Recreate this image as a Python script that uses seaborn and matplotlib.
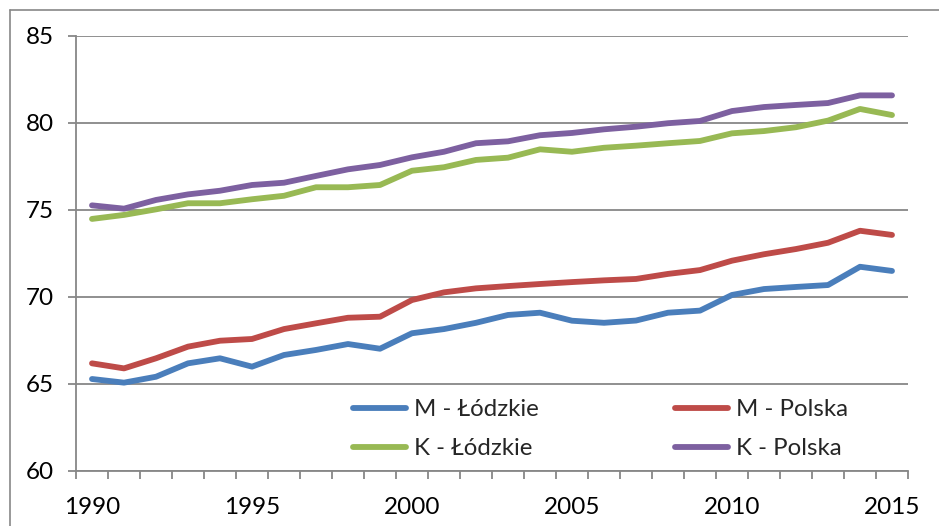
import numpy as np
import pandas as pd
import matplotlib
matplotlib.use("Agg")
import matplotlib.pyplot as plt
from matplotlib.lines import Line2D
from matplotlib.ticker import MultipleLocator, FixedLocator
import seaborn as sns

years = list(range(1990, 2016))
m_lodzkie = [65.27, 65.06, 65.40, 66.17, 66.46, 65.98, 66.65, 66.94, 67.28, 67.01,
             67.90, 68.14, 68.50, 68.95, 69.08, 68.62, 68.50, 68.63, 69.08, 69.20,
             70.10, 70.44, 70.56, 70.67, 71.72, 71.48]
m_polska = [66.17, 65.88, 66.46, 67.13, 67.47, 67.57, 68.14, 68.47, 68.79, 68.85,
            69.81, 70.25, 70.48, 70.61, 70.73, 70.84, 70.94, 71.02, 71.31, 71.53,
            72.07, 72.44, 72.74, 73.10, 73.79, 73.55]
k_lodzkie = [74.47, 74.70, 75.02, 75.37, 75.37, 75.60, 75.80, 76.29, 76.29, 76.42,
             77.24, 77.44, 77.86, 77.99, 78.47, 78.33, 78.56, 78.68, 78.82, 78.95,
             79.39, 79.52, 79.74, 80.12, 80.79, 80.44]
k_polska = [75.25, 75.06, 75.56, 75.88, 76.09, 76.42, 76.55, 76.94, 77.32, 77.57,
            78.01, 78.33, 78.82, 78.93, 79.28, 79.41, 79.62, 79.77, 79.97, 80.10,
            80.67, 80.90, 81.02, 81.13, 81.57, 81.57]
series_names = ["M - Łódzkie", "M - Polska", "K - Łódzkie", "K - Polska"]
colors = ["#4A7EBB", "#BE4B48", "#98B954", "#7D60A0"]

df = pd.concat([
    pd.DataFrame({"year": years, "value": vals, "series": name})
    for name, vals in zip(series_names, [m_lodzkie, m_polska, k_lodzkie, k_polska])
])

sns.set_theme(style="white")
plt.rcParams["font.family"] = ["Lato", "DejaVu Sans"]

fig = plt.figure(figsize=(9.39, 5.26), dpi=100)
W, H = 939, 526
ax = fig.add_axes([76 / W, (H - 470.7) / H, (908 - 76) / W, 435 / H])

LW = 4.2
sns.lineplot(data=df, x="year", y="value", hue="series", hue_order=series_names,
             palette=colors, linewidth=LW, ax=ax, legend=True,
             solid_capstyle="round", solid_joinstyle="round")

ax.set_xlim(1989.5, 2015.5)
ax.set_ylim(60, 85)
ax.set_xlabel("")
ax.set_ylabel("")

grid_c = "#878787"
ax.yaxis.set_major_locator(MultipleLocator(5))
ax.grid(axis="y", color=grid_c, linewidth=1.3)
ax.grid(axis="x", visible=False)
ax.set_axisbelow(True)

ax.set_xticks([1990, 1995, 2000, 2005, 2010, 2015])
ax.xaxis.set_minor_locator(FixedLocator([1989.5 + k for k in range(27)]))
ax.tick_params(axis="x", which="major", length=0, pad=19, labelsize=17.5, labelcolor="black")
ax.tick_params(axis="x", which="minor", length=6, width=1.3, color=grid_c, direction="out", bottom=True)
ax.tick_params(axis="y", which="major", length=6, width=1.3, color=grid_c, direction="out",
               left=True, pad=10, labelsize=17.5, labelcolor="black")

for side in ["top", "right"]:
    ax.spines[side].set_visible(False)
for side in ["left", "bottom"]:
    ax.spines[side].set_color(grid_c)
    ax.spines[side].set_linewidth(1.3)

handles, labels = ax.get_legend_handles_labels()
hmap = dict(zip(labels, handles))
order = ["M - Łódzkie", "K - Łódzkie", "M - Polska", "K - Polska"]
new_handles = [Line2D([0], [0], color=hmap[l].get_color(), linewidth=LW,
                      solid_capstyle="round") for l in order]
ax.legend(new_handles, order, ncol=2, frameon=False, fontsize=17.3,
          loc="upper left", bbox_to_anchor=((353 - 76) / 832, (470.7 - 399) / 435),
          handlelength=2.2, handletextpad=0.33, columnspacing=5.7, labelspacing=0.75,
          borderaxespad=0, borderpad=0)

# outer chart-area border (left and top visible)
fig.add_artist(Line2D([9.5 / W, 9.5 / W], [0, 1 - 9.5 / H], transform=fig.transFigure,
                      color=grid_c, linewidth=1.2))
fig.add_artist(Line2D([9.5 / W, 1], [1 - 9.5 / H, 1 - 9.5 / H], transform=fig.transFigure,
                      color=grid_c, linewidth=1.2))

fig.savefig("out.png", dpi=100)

==

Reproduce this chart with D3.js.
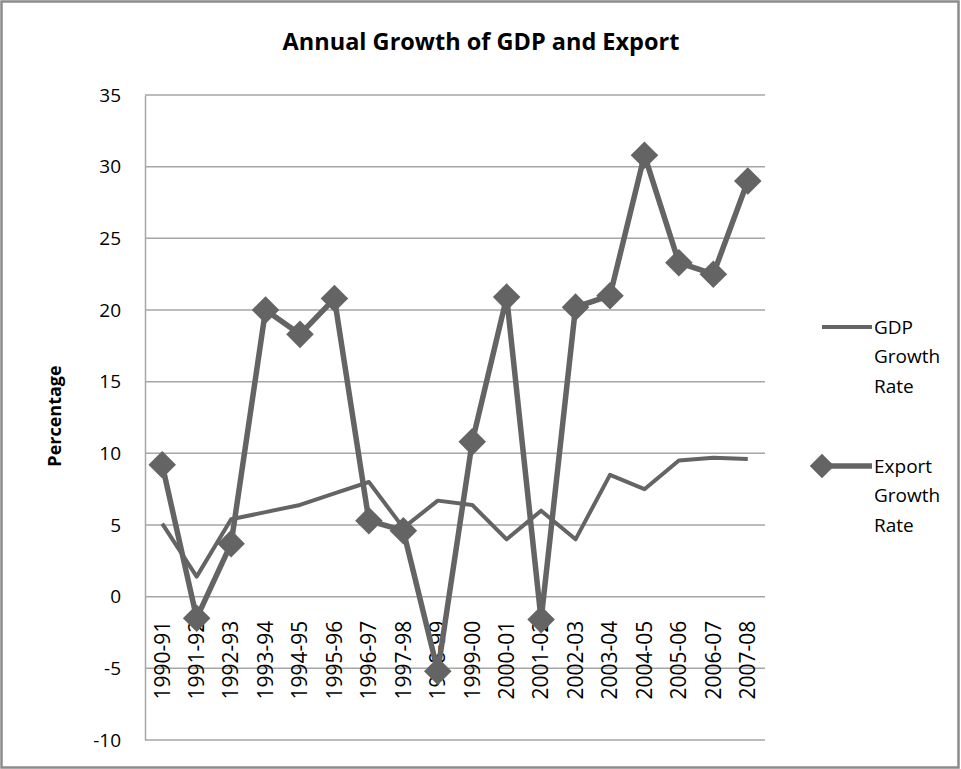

* * *

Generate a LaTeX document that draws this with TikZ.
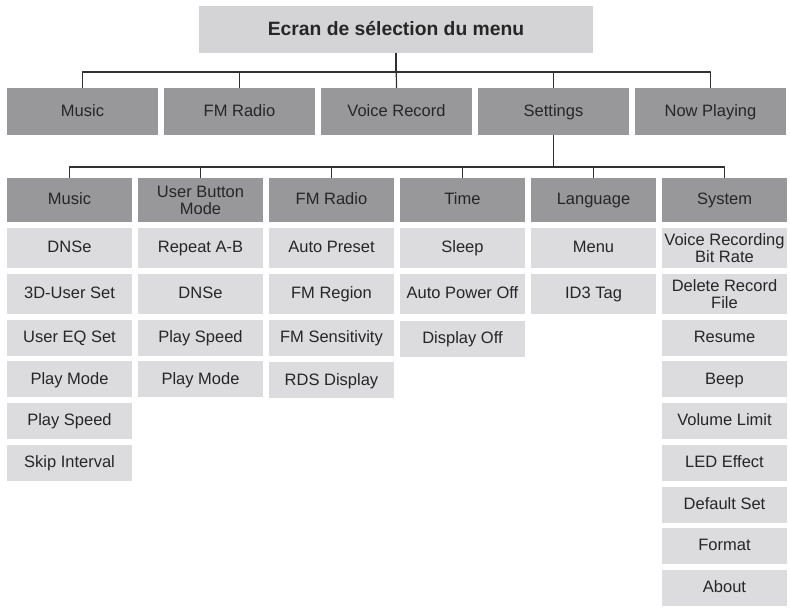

### Problem description
Among the records above, locate the line containing "Recreate this image" and the line containing "import seaborn as sns", then transcribe exactly the lines starting at the first and ending at the second, with no pictures.

### Response to the task
Recreate this image as a Python script that uses seaborn and matplotlib.
import numpy as np
import pandas as pd
import matplotlib
matplotlib.use("Agg")
import matplotlib.pyplot as plt
from matplotlib.lines import Line2D
from matplotlib.ticker import MultipleLocator, FixedLocator
import seaborn as sns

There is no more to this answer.